EXERCISE — Take the lines beginning with the one that contains "Write a Python" and ending with the one that contains "annotations.append(d)", and set them down exactly. Omit all pictures.

** begin SUPPLIED ENTRIES **

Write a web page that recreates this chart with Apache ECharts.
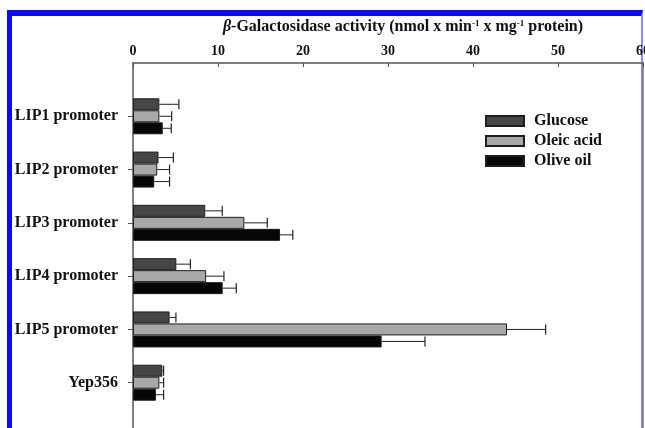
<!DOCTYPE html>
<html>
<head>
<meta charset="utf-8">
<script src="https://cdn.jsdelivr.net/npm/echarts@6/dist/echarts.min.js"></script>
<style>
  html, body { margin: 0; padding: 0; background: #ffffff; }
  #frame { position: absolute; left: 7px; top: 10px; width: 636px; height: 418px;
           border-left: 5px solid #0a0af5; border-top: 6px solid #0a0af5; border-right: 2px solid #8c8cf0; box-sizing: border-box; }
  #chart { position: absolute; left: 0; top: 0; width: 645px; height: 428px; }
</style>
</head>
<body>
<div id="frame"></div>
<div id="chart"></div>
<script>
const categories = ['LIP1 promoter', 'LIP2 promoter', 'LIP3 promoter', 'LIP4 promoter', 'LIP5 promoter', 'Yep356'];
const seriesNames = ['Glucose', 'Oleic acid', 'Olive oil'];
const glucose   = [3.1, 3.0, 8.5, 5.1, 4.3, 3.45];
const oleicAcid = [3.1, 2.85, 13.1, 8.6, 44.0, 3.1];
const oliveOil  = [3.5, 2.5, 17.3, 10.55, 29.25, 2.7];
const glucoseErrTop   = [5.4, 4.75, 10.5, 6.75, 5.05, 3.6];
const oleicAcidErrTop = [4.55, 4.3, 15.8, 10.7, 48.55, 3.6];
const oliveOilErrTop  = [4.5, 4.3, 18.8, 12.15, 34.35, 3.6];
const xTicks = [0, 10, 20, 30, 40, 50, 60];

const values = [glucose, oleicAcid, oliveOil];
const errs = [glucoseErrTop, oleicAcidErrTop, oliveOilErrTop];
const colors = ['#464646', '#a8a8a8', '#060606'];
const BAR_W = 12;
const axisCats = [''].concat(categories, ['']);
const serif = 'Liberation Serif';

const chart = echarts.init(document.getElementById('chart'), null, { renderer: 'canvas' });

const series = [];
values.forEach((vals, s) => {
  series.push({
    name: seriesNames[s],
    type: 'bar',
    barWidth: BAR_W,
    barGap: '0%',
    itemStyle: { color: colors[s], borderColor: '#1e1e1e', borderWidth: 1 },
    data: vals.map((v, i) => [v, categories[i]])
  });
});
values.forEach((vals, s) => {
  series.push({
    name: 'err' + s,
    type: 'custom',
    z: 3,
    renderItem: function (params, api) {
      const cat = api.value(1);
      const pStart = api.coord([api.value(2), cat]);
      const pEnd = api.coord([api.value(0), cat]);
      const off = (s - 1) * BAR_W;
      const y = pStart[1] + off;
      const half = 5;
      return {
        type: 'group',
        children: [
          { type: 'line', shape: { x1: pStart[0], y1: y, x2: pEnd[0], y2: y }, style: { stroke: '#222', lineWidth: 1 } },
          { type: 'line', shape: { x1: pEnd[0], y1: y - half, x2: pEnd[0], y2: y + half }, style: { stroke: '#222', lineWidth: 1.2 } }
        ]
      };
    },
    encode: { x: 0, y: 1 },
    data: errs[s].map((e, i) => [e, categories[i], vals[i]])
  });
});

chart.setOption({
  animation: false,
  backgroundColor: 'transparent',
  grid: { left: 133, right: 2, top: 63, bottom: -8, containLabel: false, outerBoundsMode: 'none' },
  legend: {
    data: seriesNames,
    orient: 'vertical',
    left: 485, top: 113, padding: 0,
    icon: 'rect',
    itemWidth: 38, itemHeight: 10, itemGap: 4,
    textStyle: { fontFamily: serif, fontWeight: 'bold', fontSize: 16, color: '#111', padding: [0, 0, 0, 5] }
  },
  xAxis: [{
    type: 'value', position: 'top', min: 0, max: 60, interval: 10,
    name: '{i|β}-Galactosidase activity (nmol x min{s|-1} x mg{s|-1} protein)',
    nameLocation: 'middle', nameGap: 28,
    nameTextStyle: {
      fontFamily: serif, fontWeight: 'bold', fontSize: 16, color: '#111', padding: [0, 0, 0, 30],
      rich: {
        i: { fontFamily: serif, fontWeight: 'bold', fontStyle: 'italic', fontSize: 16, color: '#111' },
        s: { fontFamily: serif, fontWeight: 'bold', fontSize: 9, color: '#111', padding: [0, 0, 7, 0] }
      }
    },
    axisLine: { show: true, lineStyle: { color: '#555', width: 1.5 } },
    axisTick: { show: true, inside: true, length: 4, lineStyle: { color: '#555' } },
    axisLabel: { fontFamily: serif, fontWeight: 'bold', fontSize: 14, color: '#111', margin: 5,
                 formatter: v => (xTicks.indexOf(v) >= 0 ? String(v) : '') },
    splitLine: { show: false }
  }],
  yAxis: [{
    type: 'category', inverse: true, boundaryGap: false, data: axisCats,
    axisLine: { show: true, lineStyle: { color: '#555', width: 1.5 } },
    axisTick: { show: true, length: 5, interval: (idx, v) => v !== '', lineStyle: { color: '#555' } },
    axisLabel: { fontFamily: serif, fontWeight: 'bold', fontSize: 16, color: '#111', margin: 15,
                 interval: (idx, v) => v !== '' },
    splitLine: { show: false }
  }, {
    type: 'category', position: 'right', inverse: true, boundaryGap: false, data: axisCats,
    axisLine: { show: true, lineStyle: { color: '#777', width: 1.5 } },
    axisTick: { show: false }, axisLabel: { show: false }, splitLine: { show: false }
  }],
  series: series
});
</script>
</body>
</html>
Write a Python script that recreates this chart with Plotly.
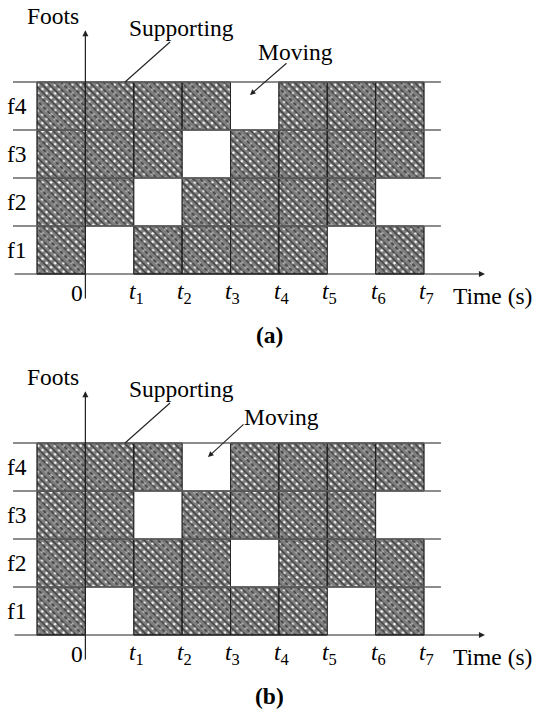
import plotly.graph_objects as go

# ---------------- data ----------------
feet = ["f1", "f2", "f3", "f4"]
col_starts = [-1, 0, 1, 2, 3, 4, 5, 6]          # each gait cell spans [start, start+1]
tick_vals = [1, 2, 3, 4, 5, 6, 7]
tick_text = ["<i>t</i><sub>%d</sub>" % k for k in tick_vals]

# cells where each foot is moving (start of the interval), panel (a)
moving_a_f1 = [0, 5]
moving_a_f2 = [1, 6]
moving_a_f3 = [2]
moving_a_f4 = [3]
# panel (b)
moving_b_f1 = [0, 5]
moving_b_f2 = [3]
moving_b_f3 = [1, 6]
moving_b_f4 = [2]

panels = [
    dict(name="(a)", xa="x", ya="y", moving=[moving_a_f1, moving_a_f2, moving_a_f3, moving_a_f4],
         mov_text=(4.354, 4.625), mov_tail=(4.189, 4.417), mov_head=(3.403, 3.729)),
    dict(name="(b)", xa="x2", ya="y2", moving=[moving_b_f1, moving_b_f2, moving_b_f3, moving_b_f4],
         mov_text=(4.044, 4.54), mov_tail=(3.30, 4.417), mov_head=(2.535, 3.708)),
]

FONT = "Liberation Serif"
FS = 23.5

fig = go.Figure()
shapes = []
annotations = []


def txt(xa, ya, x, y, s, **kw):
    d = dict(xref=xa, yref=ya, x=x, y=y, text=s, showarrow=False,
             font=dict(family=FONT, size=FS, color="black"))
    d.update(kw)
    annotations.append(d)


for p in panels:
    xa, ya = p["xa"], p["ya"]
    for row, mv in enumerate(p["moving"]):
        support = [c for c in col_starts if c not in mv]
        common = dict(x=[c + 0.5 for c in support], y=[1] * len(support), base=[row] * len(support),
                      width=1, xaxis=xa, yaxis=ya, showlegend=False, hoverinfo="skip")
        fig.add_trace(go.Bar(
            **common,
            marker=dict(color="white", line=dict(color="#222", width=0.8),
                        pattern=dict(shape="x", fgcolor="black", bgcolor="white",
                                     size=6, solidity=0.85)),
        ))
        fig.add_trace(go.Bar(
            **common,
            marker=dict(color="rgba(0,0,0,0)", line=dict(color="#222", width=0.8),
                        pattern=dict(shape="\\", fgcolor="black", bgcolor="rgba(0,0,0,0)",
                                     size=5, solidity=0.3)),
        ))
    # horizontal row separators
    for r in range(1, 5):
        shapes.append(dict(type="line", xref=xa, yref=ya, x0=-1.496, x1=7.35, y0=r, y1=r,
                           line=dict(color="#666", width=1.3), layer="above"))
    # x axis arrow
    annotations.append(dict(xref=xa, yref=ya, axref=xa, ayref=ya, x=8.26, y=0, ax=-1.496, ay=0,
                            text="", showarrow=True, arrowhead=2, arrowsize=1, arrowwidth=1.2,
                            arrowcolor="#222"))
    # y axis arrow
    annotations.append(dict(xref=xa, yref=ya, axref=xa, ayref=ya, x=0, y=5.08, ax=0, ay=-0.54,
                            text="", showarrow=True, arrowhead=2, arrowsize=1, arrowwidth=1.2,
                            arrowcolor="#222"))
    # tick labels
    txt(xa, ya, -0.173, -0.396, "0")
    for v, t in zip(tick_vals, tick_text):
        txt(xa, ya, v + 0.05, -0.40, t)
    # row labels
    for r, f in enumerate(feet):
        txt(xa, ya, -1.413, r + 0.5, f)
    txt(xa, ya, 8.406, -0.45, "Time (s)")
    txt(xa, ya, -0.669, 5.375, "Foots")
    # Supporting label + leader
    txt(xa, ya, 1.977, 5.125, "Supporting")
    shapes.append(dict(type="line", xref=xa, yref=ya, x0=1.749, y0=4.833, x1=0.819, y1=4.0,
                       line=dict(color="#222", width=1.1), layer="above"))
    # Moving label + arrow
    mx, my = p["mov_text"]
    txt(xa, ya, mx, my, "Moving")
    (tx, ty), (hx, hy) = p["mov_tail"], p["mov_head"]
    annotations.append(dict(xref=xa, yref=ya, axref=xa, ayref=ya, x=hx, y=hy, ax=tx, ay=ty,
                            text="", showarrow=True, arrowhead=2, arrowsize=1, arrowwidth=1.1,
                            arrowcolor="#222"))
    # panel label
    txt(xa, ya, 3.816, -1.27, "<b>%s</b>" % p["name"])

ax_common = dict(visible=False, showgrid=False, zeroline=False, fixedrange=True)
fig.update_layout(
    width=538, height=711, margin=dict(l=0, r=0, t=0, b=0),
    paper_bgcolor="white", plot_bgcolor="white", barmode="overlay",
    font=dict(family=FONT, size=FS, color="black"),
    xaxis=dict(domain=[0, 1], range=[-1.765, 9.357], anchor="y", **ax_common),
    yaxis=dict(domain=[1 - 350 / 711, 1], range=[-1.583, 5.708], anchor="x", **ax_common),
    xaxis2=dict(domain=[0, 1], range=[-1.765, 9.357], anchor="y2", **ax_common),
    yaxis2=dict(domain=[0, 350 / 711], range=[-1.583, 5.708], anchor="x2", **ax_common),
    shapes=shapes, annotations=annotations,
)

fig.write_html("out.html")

** end SUPPLIED ENTRIES **

EXERCISE ANSWER —
Write a Python script that recreates this chart with Plotly.
import plotly.graph_objects as go

# ---------------- data ----------------
feet = ["f1", "f2", "f3", "f4"]
col_starts = [-1, 0, 1, 2, 3, 4, 5, 6]          # each gait cell spans [start, start+1]
tick_vals = [1, 2, 3, 4, 5, 6, 7]
tick_text = ["<i>t</i><sub>%d</sub>" % k for k in tick_vals]

# cells where each foot is moving (start of the interval), panel (a)
moving_a_f1 = [0, 5]
moving_a_f2 = [1, 6]
moving_a_f3 = [2]
moving_a_f4 = [3]
# panel (b)
moving_b_f1 = [0, 5]
moving_b_f2 = [3]
moving_b_f3 = [1, 6]
moving_b_f4 = [2]

panels = [
    dict(name="(a)", xa="x", ya="y", moving=[moving_a_f1, moving_a_f2, moving_a_f3, moving_a_f4],
         mov_text=(4.354, 4.625), mov_tail=(4.189, 4.417), mov_head=(3.403, 3.729)),
    dict(name="(b)", xa="x2", ya="y2", moving=[moving_b_f1, moving_b_f2, moving_b_f3, moving_b_f4],
         mov_text=(4.044, 4.54), mov_tail=(3.30, 4.417), mov_head=(2.535, 3.708)),
]

FONT = "Liberation Serif"
FS = 23.5

fig = go.Figure()
shapes = []
annotations = []


def txt(xa, ya, x, y, s, **kw):
    d = dict(xref=xa, yref=ya, x=x, y=y, text=s, showarrow=False,
             font=dict(family=FONT, size=FS, color="black"))
    d.update(kw)
    annotations.append(d)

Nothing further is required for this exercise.